Our system has a number of large items to store, retrieve quickly, and eventually age out. When that number reached over a million a day (with two million just around the corner), we knew we weren’t “in Kansas anymore”. Ordinary tables just weren’t cutting it. Something had to be done.
Although there are horizontal scaling solutions out there, such as HiveDB and HScale, we need the speed of horizontal scaling plus with the security of redundant storage. Our storage cluster meets these needs.
The seeds for our cluster were planted at last year’s UC. Listening to presentations about horizontal scaling, I imagined a system like that to solve our problem. Everything was there except for data safety. Then I started investigating the Google File System and Bigtables and it all fell into place: directory-based storage plus redundancy and automatic rebalancing!
The goal of my presentation is to completely describe the design concepts and details of our cluster and to share performance measurements and details of how it fits in our database. Hopefully, even if our storage cluster doesn’t exactly meet someone’s requirements, it will inspire them to design something similar. Being written in Lua under MySQL-Proxy, the presentation will also illustrate Lua programming details under Proxy. Also, the basics of federated tables and shell scripting (pertaining to MySQL) will be covered briefly.

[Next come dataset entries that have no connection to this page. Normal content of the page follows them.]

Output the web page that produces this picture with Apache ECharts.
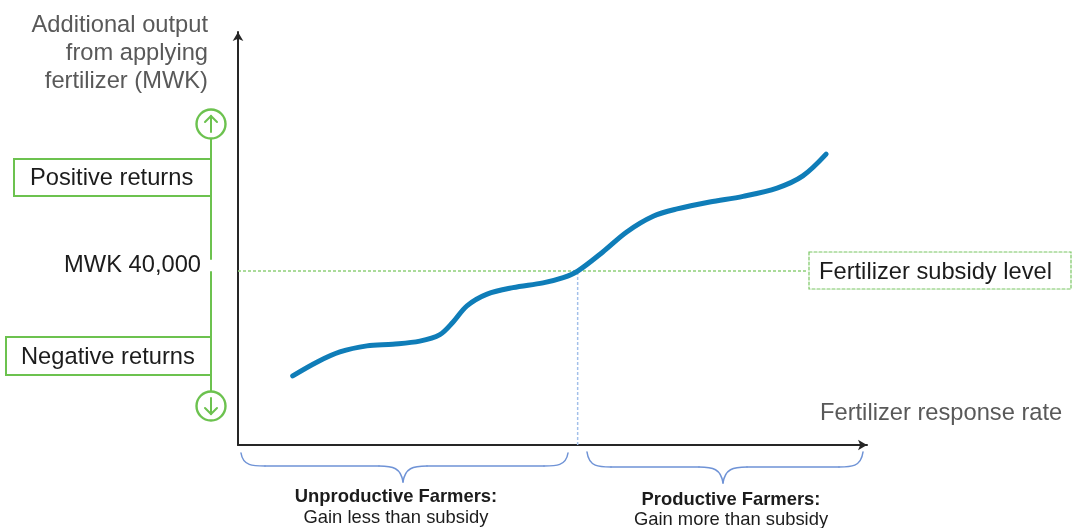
<!DOCTYPE html>
<html>
<head>
<meta charset="utf-8">
<style>html,body{margin:0;padding:0;background:#fff}#chart{width:1072px;height:528px}</style>
<script src="https://cdn.jsdelivr.net/npm/echarts@6/dist/echarts.min.js"></script>
</head>
<body>
<div id="chart"></div>
<script>
// Response curve: fertilizer response rate (index) against additional output (MWK)
const responseRate = [8.7, 12.6, 16.2, 20.5, 24.6, 28.9, 32.1, 34.2, 36.4, 39.6, 43.7, 48.5, 51.7, 54, 58, 61.8, 66, 69.8, 75, 80.3, 85.7, 89.8, 93.5];
const additionalOutput = [15900, 19100, 21400, 22800, 23200, 23900, 25400, 28300, 32000, 34700, 36200, 37300, 38500, 40000, 44400, 49000, 52600, 54300, 55900, 57200, 59100, 61900, 66900];

const subsidyLevel = 40000;
const breakEvenRate = 54;
const subsidyLineEnd = 90.6;
const rateMax = 100;
const outputMax = 95000;

const yTitleLines = ['Additional output', 'from applying', 'fertilizer (MWK)'];
const xTitle = 'Fertilizer response rate';
const subsidyLabel = 'Fertilizer subsidy level';
const subsidyTick = 'MWK 40,000';
const positiveLabel = 'Positive returns';
const negativeLabel = 'Negative returns';
const unproductive = ['Unproductive Farmers:', 'Gain less than subsidy'];
const productive = ['Productive Farmers:', 'Gain more than subsidy'];

const GREEN = '#6cc24f';
const PALE_GREEN = '#8fd07a';
const BLUE = '#0f7db8';
const BRACE = '#6f93d6';
const FONT = '"Liberation Sans", Arial, sans-serif';

function label(text, x, y, opts) {
  return {
    type: 'text', silent: true, z: 10,
    style: Object.assign({
      text, x, y, font: '23.7px ' + FONT, fill: '#1c1c1c',
      textAlign: 'left', textVerticalAlign: 'middle'
    }, opts || {})
  };
}
function stroke(type, shape, color, width, dash) {
  return {
    type, shape, silent: true, z: 9,
    style: { stroke: color, lineWidth: width, fill: 'none', lineDash: dash || null, lineCap: 'round' }
  };
}
// Curly brace drawn from four cubic segments between x0 and x1
function brace(x0, x1, tipX, top, mid, tip) {
  const seg = (x1_, y1_, c1x, c1y, c2x, c2y, x2_, y2_) => stroke('bezierCurve',
    { x1: x1_, y1: y1_, cpx1: c1x, cpy1: c1y, cpx2: c2x, cpy2: c2y, x2: x2_, y2: y2_ }, BRACE, 1.5);
  return [
    seg(x0, top, x0 + 2, mid, x0 + 12, mid, x0 + 24, mid),
    stroke('line', { x1: x0 + 24, y1: mid, x2: tipX - 24, y2: mid }, BRACE, 1.5),
    seg(tipX - 24, mid, tipX - 10, mid, tipX - 2, mid + 2, tipX, tip),
    seg(tipX, tip, tipX + 2, mid + 2, tipX + 10, mid, tipX + 24, mid),
    stroke('line', { x1: tipX + 24, y1: mid, x2: x1 - 24, y2: mid }, BRACE, 1.5),
    seg(x1 - 24, mid, x1 - 12, mid, x1 - 2, mid, x1, top)
  ];
}
function arrowCircle(cx, cy, up) {
  const dir = up ? -1 : 1;
  return [
    stroke('circle', { cx, cy, r: 14.5 }, GREEN, 2.4),
    stroke('line', { x1: cx, y1: cy - dir * 8, x2: cx, y2: cy + dir * 8 }, GREEN, 2),
    stroke('polyline', { points: [[cx - 6, cy + dir * 2], [cx, cy + dir * 8], [cx + 6, cy + dir * 2]] }, GREEN, 2)
  ];
}

const graphics = [
  // Returns scale to the left of the vertical axis
  stroke('line', { x1: 211, y1: 139, x2: 211, y2: 259 }, GREEN, 2),
  stroke('line', { x1: 211, y1: 272, x2: 211, y2: 391 }, GREEN, 2),
  stroke('polyline', { points: [[211, 159], [14, 159], [14, 196], [211, 196]] }, GREEN, 2),
  stroke('polyline', { points: [[211, 337], [6, 337], [6, 375], [211, 375]] }, GREEN, 2),
  ...arrowCircle(211, 124, true),
  ...arrowCircle(211, 406, false),
  // Dashed box holding the subsidy label
  stroke('rect', { x: 809, y: 252, width: 262, height: 37 }, '#79c662', 1.2, [3, 2]),
  ...yTitleLines.map((t, i) => label(t, 208, 25 + i * 28, { textAlign: 'right', fill: '#595959' })),
  label(xTitle, 820, 413, { fill: '#595959' }),
  label(positiveLabel, 30, 178.5),
  label(negativeLabel, 21, 357),
  label(subsidyTick, 201, 265, { textAlign: 'right' }),
  label(subsidyLabel, 819, 272),
  ...brace(241, 568, 403, 453, 466, 482),
  ...brace(587, 863, 723, 452, 467, 483),
  label(unproductive[0], 396, 497, { font: 'bold 18.4px ' + FONT, textAlign: 'center' }),
  label(unproductive[1], 396, 518, { font: '18.4px ' + FONT, textAlign: 'center' }),
  label(productive[0], 731, 500, { font: 'bold 18.4px ' + FONT, textAlign: 'center' }),
  label(productive[1], 731, 520, { font: '18.4px ' + FONT, textAlign: 'center' })
];

const axisStyle = {
  show: true, onZero: false,
  symbol: ['none', 'arrow'], symbolSize: [8, 9],
  lineStyle: { color: '#262626', width: 2 }
};

const chart = echarts.init(document.getElementById('chart'), null, { renderer: 'canvas' });
chart.setOption({
  animation: false,
  backgroundColor: '#ffffff',
  grid: { left: 238, right: 205, top: 32, bottom: 83 },
  xAxis: {
    type: 'value', min: 0, max: rateMax,
    axisLine: axisStyle, axisTick: { show: false }, axisLabel: { show: false }, splitLine: { show: false }
  },
  yAxis: {
    type: 'value', min: 0, max: outputMax,
    axisLine: axisStyle, axisTick: { show: false }, axisLabel: { show: false }, splitLine: { show: false }
  },
  graphic: graphics,
  series: [
    {
      name: 'Subsidy level', type: 'line', silent: true, showSymbol: false, z: 1,
      data: [[0, subsidyLevel], [subsidyLineEnd, subsidyLevel]],
      lineStyle: { color: PALE_GREEN, width: 1.5, type: [3, 2] }
    },
    {
      name: 'Break-even rate', type: 'line', silent: true, showSymbol: false, z: 1,
      data: [[breakEvenRate, 0], [breakEvenRate, subsidyLevel]],
      lineStyle: { color: '#a3c0ea', width: 1.5, type: [3, 2] }
    },
    {
      name: 'Additional output', type: 'line', showSymbol: false, smooth: 0.33, z: 3,
      data: responseRate.map((r, i) => [r, additionalOutput[i]]),
      lineStyle: { color: BLUE, width: 5, cap: 'round' }
    }
  ]
});
</script>
</body>
</html>
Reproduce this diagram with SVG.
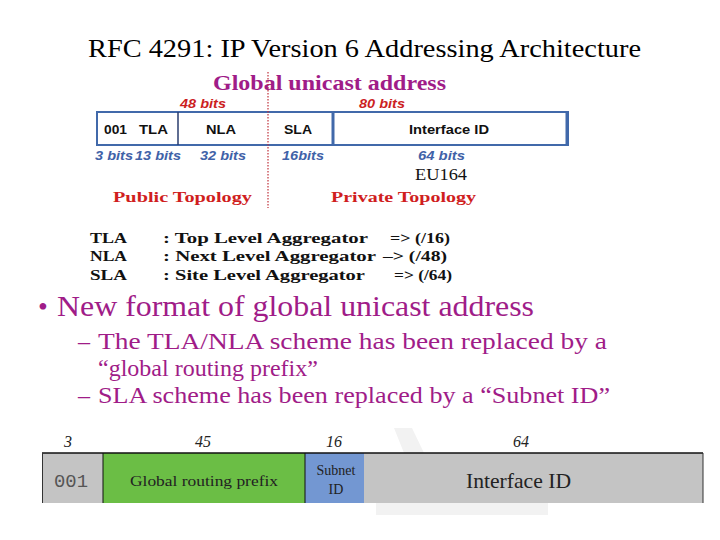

Operational details of our Redundant Storage Cluster
The cluster consists of at least three storage cluster members and two load balancers (primary and backup). Based on MySQL-Proxy, it looks like a single MySQL database to a MySQL client. In fact, it’s often accessed through a federated table, so the rest of the database thinks it’s “just another table” in the same database. For our particular application, it stores a single piece of information (datatype “text”) keyed on a 64-bit integer.
The cluster offers three major advantages over a single database table: data redundancy, load-balanced reads, and information-lifecycle management (data age-out).
A redundancy factor can be chosen, which represents how many cluster members can die without data loss. A factor of 2 (our choice, for example) will allow for the loss of one cluster member. Data items coming in get stored on, in our case, two different machines: the machine chosen by the load balancer and one other, chosen by having the most free space. The location of each copy is written to a directory, which is kept the same on all cluster members. If one machine goes down, any one data item can be found on another member. The more cluster members, the lower proportion of total space is dedicated to redundant storage.
Another feature of the cluster (which I think is really cool) is that when (not if) a cluster member bites the dust, the cluster will reapply the redundancy factor to the data stored on the remaining members, copying data items to the surviving members to restore redundancy (and the DBA’s peace of mind). Alternatively, if a new cluster member is added, a background process will move a proportion of the data to the new member. Changes to the redundancy factor will trigger similar data redistribution. Also, individual data tables can be automatically taken offline for unattended optimization (required since, at least in our system, the data is stored in MyISAM tables).
All requests (read or write) arrive at a random cluster member through the load balancer. If, according to the directory, the item is not on “this” member, it is requested from wherever it’s stored and passed back. No single cluster member has to handle all read requests.
All stored data is accompanied by its key (a 64-bit integer) and a partition key. Data items are horizontally partitioned within each cluster member: there is one data table per partition key. Whenever desired (in our case, at the end of every week), the oldest-partitioned table is archived and the item directory is updated to reflect the recently departed.
This is just a brief description of our system. The presentation will include a more detailed description, illustrated with code examples and explanations of design decisions. My goal is not only to share what we’ve done with Proxy and Lua, but also to inspire someone to take this idea and develop it further. Maybe they’ll speak on it next year!
Bob has been squeezing every drop out of MySQL for a little over a year, having previously spent several years roaming in the Garden of Oracle. Last year, he found himself suddenly (and without warning) responsible for storing and retrieving all the information amassed at Radian6, the social media monitoring company.